Ever since the birth of quantum mechanics in the early twentieth century, chemists have struggled with a fundamental paradox. On one hand, Lewis dot structures and molecular drawings teach us to think of electrons as localized entities—either sitting neatly in lone pairs or shared directly between two bonding atoms. On the other hand, Schrödinger’s wave mechanics views electrons as delocalized waves, spread collectively across the vast architecture of an entire molecule. This collective view is standard in modern computational chemistry, where computer algorithms solve for what are known as adiabatic states. These states provide highly accurate energy levels, but they strip away our intuitive, real-space picture of where individual electron spins actually reside.

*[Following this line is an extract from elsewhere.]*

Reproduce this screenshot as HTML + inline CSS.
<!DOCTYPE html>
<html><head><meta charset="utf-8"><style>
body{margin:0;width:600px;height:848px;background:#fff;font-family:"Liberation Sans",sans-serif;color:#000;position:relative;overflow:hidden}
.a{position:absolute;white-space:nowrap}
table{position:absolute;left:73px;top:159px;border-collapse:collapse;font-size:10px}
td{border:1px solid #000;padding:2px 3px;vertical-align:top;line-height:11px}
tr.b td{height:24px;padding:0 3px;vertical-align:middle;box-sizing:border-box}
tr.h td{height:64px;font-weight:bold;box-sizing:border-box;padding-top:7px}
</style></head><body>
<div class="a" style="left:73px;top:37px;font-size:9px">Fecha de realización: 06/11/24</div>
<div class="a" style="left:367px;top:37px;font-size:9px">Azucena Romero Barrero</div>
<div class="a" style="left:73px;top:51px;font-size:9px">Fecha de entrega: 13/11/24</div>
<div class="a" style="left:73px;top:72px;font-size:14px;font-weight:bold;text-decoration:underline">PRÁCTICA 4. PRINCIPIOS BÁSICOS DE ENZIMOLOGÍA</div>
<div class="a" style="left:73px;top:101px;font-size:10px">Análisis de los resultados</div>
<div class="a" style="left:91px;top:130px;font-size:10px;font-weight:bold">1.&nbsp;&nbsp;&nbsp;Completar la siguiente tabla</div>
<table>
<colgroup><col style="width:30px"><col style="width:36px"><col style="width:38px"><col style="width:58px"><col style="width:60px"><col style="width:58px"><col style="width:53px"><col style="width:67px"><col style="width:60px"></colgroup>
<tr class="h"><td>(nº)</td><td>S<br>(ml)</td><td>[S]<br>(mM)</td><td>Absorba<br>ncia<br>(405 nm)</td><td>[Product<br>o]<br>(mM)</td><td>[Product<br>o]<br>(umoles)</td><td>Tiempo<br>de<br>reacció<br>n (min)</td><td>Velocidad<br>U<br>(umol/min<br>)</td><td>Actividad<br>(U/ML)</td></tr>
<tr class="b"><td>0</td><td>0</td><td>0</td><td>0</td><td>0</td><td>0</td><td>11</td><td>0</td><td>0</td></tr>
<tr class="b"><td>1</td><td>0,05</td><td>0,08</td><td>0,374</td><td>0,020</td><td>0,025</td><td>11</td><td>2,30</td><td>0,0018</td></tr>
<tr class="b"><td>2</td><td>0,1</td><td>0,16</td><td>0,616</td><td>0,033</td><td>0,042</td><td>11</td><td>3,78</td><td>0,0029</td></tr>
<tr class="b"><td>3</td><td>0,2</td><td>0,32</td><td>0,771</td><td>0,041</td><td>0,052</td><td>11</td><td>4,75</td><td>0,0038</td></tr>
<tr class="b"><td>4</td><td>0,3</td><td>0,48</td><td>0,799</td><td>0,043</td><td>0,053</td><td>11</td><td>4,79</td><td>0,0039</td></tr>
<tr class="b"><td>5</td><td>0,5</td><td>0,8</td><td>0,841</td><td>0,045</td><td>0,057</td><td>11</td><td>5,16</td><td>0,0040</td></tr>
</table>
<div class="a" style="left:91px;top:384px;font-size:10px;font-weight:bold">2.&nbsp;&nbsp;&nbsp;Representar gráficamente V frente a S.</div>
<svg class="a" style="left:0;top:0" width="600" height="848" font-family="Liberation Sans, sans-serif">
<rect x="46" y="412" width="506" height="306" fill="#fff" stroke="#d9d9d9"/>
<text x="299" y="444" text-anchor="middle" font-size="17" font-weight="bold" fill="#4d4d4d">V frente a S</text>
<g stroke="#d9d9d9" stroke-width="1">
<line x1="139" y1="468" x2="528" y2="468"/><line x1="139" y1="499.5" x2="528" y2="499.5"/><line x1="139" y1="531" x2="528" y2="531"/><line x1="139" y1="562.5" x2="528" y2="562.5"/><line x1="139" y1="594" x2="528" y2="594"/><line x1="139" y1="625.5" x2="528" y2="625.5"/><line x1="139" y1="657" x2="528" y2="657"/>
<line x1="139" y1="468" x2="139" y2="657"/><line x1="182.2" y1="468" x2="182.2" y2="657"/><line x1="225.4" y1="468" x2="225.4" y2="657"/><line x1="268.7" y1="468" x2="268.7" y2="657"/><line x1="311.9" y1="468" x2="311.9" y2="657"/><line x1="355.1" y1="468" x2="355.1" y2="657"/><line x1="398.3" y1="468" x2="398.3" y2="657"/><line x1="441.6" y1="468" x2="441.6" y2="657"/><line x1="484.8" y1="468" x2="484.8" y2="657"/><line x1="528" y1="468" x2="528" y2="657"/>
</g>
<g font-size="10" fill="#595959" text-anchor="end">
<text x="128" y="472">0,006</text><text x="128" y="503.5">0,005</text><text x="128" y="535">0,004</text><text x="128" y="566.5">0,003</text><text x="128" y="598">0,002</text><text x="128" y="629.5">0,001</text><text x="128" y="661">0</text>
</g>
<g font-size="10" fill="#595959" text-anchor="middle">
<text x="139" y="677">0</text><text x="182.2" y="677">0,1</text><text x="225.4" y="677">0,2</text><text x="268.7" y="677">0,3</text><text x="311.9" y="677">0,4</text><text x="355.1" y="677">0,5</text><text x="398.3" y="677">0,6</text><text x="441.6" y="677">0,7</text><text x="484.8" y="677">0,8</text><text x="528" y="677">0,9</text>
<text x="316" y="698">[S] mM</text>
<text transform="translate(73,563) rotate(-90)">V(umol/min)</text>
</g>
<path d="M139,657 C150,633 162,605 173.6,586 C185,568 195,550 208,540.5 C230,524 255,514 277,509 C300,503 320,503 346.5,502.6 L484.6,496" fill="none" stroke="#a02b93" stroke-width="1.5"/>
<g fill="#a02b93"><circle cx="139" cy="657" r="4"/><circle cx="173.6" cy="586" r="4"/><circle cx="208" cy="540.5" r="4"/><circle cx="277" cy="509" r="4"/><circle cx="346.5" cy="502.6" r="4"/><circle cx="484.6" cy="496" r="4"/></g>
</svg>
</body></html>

This loss of clarity is particularly problematic when studying molecules with unpaired electrons. Known as radicals, diradicals, or molecular magnets, these systems possess unique magnetic, optical, and reactive properties that depend entirely on how their unpaired electron spins communicate with one another. When multiple unpaired electrons inhabit a single molecule or a cluster of molecules, their spins can align in the same direction (ferromagnetic coupling) or in opposite directions (antiferromagnetic coupling). To calculate these interactions, scientists rely on simplified historical models, such as the Heisenberg spin model, which treats molecules like networks of localized bar magnets. However, bridging the gap between a giant, complex quantum wave function and this simple bar-magnet picture has traditionally required complex mathematical projections or artificial modifications to molecular orbitals.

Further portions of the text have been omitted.